— Begin Provided records —

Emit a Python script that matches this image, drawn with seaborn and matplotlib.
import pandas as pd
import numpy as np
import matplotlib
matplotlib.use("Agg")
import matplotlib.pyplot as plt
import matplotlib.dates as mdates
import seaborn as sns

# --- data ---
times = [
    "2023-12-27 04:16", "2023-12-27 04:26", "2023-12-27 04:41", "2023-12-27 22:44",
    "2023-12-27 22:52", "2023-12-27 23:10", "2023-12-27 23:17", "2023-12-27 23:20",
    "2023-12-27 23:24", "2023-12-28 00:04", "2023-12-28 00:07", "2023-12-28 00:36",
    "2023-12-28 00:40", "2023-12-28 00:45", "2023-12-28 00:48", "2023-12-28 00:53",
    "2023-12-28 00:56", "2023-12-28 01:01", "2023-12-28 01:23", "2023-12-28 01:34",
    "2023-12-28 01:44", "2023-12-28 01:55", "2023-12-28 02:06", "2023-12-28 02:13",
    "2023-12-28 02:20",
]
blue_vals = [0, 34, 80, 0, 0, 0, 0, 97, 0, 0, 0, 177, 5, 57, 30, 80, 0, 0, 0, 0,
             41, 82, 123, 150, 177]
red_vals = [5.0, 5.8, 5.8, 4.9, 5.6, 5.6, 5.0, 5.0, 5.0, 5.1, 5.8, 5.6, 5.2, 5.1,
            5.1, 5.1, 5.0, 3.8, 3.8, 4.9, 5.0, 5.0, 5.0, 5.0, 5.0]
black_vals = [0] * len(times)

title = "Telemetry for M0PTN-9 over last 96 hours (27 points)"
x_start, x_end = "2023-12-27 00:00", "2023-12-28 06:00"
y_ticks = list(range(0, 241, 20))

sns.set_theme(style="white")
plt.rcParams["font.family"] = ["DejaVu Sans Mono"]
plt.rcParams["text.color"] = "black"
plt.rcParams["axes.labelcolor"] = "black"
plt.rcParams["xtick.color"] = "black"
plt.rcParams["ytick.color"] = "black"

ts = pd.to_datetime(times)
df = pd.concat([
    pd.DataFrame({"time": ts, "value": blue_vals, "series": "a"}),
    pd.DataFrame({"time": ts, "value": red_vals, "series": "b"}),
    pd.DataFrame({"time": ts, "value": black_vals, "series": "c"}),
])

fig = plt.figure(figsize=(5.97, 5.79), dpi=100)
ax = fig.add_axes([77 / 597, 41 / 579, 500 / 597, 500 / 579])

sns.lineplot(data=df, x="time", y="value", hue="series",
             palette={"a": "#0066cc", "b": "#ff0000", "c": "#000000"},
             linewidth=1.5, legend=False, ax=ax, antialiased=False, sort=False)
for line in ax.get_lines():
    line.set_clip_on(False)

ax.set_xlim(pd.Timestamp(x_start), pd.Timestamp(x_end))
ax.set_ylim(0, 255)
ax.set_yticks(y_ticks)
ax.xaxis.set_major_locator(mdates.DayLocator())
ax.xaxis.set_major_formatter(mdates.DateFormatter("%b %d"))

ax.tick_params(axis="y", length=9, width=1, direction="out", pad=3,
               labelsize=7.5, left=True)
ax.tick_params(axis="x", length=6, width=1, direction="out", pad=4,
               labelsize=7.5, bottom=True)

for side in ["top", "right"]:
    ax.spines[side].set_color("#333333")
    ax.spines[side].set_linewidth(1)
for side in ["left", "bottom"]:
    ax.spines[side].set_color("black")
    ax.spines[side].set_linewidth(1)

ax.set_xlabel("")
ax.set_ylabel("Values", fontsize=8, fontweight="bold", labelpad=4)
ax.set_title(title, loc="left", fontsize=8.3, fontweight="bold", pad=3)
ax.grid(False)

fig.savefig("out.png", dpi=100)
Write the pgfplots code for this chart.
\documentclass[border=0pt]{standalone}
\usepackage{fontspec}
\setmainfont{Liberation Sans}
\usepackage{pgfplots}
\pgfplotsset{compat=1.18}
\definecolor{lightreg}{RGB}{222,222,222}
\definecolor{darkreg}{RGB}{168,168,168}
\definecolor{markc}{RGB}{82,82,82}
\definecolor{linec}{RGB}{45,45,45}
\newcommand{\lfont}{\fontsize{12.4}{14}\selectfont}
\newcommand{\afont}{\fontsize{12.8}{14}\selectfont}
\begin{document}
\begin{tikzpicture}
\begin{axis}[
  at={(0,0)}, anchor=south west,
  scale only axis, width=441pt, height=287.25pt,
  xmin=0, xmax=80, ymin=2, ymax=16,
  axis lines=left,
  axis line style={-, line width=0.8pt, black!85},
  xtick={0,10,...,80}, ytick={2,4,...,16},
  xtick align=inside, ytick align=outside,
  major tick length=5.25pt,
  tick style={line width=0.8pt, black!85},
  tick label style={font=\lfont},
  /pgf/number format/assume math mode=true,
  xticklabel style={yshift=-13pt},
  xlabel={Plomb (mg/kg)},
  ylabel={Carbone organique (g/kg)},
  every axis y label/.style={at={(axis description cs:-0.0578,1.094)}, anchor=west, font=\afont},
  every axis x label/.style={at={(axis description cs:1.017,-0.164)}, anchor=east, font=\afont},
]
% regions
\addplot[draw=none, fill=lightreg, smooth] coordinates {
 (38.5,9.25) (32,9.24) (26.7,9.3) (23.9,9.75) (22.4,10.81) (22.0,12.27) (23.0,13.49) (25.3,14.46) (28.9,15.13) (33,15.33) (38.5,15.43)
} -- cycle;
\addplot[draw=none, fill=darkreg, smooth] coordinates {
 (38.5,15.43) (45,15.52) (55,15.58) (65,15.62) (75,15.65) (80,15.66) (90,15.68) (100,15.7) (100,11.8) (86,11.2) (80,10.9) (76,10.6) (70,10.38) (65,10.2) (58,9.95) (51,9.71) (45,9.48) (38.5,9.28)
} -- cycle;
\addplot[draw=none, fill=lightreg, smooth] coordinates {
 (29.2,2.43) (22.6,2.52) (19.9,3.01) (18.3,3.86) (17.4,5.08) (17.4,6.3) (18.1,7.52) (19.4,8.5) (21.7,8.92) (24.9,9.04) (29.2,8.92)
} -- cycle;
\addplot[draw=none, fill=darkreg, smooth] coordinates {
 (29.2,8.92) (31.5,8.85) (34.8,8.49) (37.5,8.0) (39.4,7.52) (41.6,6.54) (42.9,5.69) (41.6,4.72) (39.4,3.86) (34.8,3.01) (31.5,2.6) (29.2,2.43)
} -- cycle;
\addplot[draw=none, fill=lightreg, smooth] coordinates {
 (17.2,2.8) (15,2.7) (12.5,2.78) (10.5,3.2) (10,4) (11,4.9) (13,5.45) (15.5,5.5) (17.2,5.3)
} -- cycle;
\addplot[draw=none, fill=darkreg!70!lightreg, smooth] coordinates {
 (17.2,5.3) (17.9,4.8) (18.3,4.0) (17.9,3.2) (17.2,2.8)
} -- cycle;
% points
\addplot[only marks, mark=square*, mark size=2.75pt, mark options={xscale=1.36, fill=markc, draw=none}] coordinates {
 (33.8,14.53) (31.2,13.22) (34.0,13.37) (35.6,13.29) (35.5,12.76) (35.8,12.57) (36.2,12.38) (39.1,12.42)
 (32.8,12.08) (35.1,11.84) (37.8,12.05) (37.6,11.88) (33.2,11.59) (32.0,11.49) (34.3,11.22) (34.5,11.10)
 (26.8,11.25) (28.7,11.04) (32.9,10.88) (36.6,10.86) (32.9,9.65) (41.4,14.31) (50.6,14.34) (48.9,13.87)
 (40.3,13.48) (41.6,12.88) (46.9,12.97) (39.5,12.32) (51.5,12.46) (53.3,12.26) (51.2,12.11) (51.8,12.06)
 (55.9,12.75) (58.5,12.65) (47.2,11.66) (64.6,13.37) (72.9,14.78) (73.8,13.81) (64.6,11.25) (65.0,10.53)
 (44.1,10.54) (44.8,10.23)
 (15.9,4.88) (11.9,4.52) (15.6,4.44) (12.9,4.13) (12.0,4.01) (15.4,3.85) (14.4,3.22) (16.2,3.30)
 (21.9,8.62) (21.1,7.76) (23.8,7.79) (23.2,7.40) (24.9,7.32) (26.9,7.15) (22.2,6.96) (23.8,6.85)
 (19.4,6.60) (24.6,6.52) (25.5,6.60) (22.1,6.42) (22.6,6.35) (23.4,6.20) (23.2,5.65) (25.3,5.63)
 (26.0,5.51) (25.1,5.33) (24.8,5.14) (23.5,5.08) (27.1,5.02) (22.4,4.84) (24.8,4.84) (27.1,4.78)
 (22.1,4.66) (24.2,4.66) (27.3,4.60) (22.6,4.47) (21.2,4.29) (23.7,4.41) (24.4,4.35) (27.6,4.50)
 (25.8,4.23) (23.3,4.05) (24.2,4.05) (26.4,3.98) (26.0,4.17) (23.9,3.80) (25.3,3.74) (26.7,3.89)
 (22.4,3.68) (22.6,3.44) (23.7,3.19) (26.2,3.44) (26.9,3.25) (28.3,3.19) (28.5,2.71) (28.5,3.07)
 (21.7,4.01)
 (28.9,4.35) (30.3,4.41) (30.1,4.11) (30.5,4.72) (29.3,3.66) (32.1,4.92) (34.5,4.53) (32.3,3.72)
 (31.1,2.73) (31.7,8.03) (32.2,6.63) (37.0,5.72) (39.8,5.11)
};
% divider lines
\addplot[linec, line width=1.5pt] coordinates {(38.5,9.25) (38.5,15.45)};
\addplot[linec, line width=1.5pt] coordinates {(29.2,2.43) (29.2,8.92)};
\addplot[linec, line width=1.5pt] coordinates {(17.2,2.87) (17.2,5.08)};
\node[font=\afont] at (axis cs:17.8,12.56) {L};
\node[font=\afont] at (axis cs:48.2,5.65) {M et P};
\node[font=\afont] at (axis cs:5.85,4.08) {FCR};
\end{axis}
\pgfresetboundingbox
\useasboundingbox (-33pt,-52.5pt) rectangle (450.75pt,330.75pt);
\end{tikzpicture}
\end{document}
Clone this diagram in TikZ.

— End Provided records —

* **Stated goal**: Restate the listing exactly, starting at its first line and ending at the line where "import seaborn as sns" occurs; include both and no other lines.

* **The answer**:
Emit a Python script that matches this image, drawn with seaborn and matplotlib.
import pandas as pd
import numpy as np
import matplotlib
matplotlib.use("Agg")
import matplotlib.pyplot as plt
import matplotlib.dates as mdates
import seaborn as sns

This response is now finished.